Reflitam. A baixaria não está no conteúdo e sim na aceitação social.  Odeie o axé, mas odeie com conhecimento de causa, não com preconceito. Primeiro você vai lá e escuta a percussão em músicas como “I miss her” do Olodum e depois você vem me falar que é uma música de merda.

Não tem como dissociar a realidade social do compositor do resultado da sua obra. Se estas pessoas, que levaram vidas sofridas, conseguiram fazer letras com conteúdo crítico, contestação, protesto e revolta, seu mérito deve ser dobrado. Muito fácil para um filho de papai, que estudou nos melhores colégios, fazer um joguinho de palavras e mandar afastar o Cálice.

Muito difícil, e digno de aplausos, independente de ser do seu gosto musical ou não, pessoas que cresceram com fome e violência conseguirem tocar com primor os instrumentos musicais aos quais tem acesso, a ponto de excursionar o mundo e serem aclamados. Muito difícil, e digno de aplausos, independente de ser do seu gosto musical ou não, pessoas que cresceram marginalizadas e privadas do básico conseguirem escrever letras com consciência social e críticas. Tem muito letrado por aí que não consegue, que só fala de amor, monotematicamente, de forma brega, álbum atrás de álbum.
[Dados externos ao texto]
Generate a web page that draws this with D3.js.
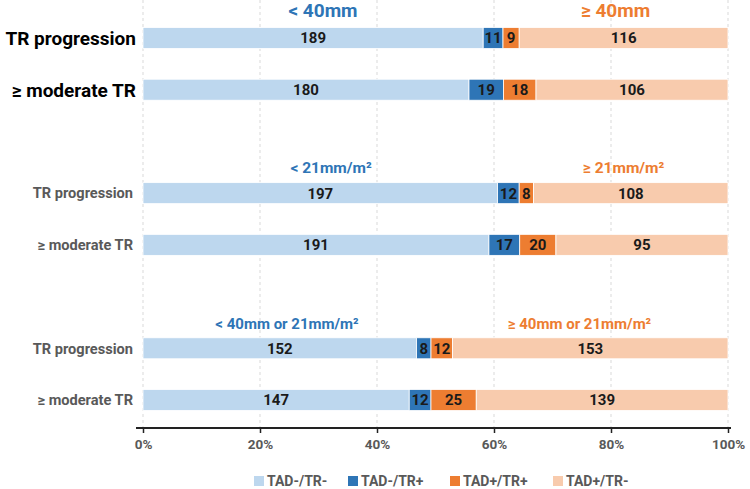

Axé não é pior do que as outras músicas. Axé apenas é vendido como se fosse pior e a maior parte das pessoas compra esta injustiça. Sempre vai ter quem alegue que o axé que faz sucesso é o bunditizado, baixo nível, mas… a culpa é do axé ou é do povo que escolhe prestigiar o baixo nível? Porque eu lhes garanto, oferta de música boa (qualidade musical propriamente dita) e letras bacanas existe. Parem de bater no axé, batam no povo!

Podem falar o que quiserem de mim, mas eu tenho discernimento. Eu tenho discernimento e estou lhes assegurando que existem boas músicas no mundo do axé. Não sejam bobos, não sejam preconceituosos. Não comprem com essa facilidade tudo que lhes é vendido. Não precisa ouvir, não precisa gostar, não precisa nem pesquisar ou procurar conhecer. Só não fica repetindo que axé é tudo uma merda baixo nível, porque não é verdade.